Fewer than one-fifth of surveyed employers are very confident their employees will achieve a financially secure retirement, according to a report from the Transamerica Center for Retirement Studies.
In its 19th annual retirement survey of both employers and employees, "Employers: The Retirement Security Challenge," the center shows only 17% of employers feel that level of confidence that their employees will be secure, while 54% said they are somewhat confident, 23% are not too confident and 6% say they are not at all confident.
Meanwhile, 49% of surveyed workers plan to live at least to the age of 80, compared to 8% that plan to live up to age 79 or below. Forty-three percent of surveyed workers are "not sure" how long they will live.

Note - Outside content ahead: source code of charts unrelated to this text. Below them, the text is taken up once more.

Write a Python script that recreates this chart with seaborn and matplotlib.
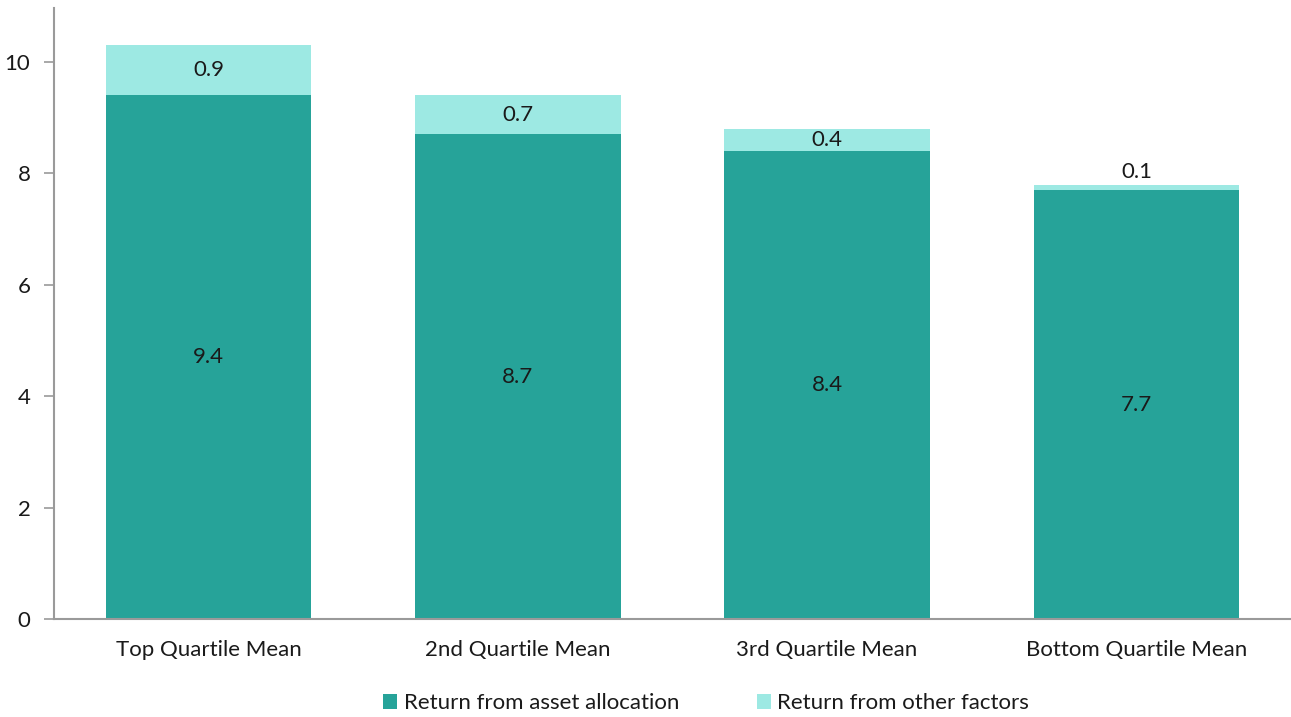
import matplotlib
matplotlib.use("Agg")
import matplotlib.pyplot as plt
import seaborn as sns
import pandas as pd
from matplotlib.patches import Patch

categories = ["Top Quartile Mean", "2nd Quartile Mean", "3rd Quartile Mean", "Bottom Quartile Mean"]
asset_allocation = [9.4, 8.7, 8.4, 7.7]
other_factors = [0.9, 0.7, 0.4, 0.1]
series_names = ["Return from asset allocation", "Return from other factors"]
y_ticks = [0, 2, 4, 6, 8, 10]

dark = "#26A399"
light = "#9DE9E3"
text_color = "#1a1a1a"
spine_color = "#9a9a9a"

sns.set_theme(style="white")
plt.rcParams["font.family"] = ["Lato", "DejaVu Sans"]

df = pd.DataFrame({
    "category": categories,
    "asset": asset_allocation,
    "other": other_factors,
})
df["total"] = df["asset"] + df["other"]

fig = plt.figure(figsize=(12.91, 7.17), dpi=100)
ax = fig.add_axes([54 / 1291, 98 / 717, 1 - 54 / 1291, (619 - 8) / 717])

# stacked bars: totals underneath, asset allocation drawn over them
sns.barplot(data=df, x="category", y="total", color=light, saturation=1,
            width=0.665, ax=ax, linewidth=0)
sns.barplot(data=df, x="category", y="asset", color=dark, saturation=1,
            width=0.665, ax=ax, linewidth=0)

fs = 16
for i, row in df.iterrows():
    ax.text(i, row["asset"] / 2, f"{row['asset']:.1f}", ha="center", va="center",
            fontsize=fs, color=text_color)
    if row["other"] >= 0.3:
        y = row["asset"] + row["other"] / 2
    else:
        y = row["total"] + 0.22
    ax.text(i, y, f"{row['other']:.1f}", ha="center", va="center",
            fontsize=fs, color=text_color)

ax.set_xlim(-0.5, 3.5)
ax.set_ylim(0, 10.97)
ax.set_yticks(y_ticks)
ax.set_xlabel("")
ax.set_ylabel("")
ax.tick_params(axis="y", which="both", left=True, length=7, width=1.2,
               color=spine_color, labelsize=fs, labelcolor=text_color, pad=10)
ax.tick_params(axis="x", bottom=False, labelsize=fs, labelcolor=text_color, pad=9)

for side in ["top", "right"]:
    ax.spines[side].set_visible(False)
for side in ["left", "bottom"]:
    ax.spines[side].set_color(spine_color)
    ax.spines[side].set_linewidth(1.5)

handles = [Patch(facecolor=dark, edgecolor="none"), Patch(facecolor=light, edgecolor="none")]
fig.legend(handles, series_names, loc="center", bbox_to_anchor=(0.547, 0.019),
           ncol=2, frameon=False, fontsize=16, handlelength=0.62, handleheight=0.62,
           handletextpad=0.3, columnspacing=3.5, labelcolor=text_color)

fig.savefig("out.png", dpi=100)
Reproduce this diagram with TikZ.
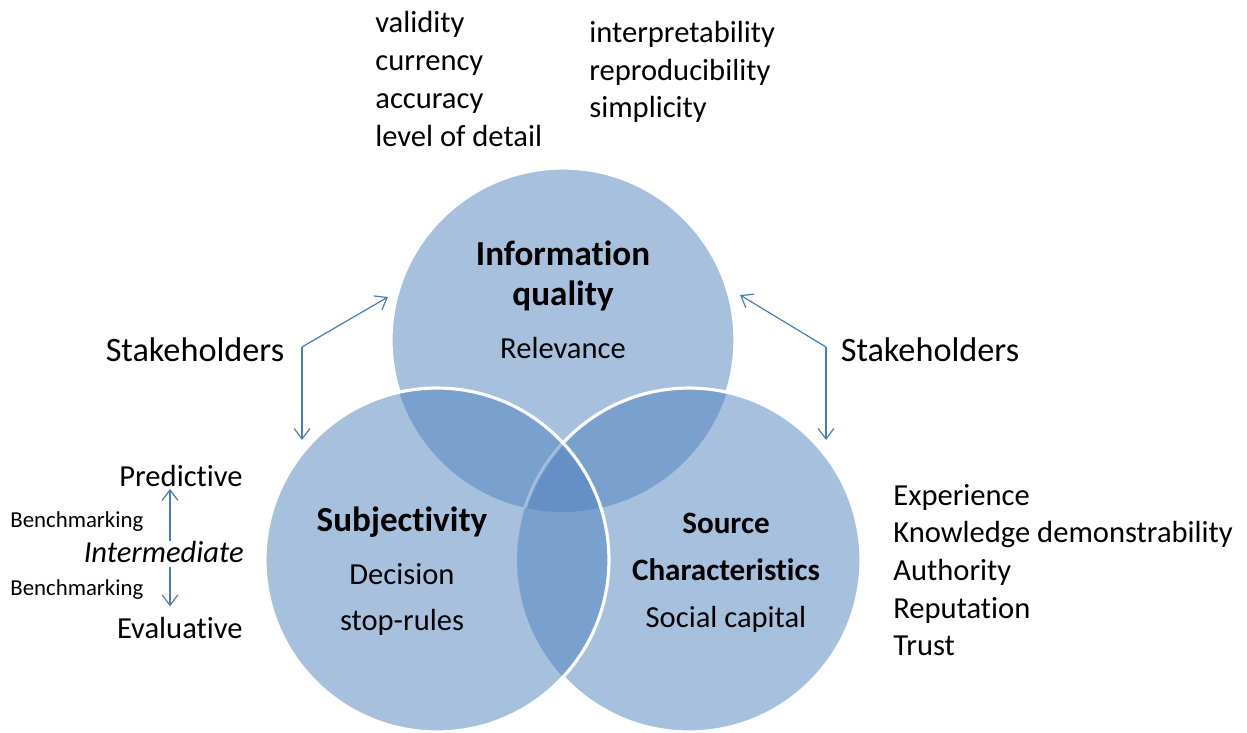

"As people live longer, we need to rethink the amount of time spent in the workforce and in retirement. Mathematically, it is challenging for workers to spend 30 to 40 years in the workforce and save enough for a retirement that could easily last 20, 30 or more years," said Catherine Collinson, CEO and president of Transamerica Institute and the Transamerica Center for Retirement Studies, in a news release. "Most workers want and need to extend their working lives into older age with the flexibility to transition into retirement. However, their ability to do so is highly dependent on their employers."
The Harris Poll, on behalf of TCRS, surveyed 1,825 executives responsible for their companies' employee benefits Nov. 9 to Dec. 7 in 2018, and 5,923 full-time or part-time non-self-employed workers from Oct. 26 to Dec. 11 in 2018.
The report is available on the center's website.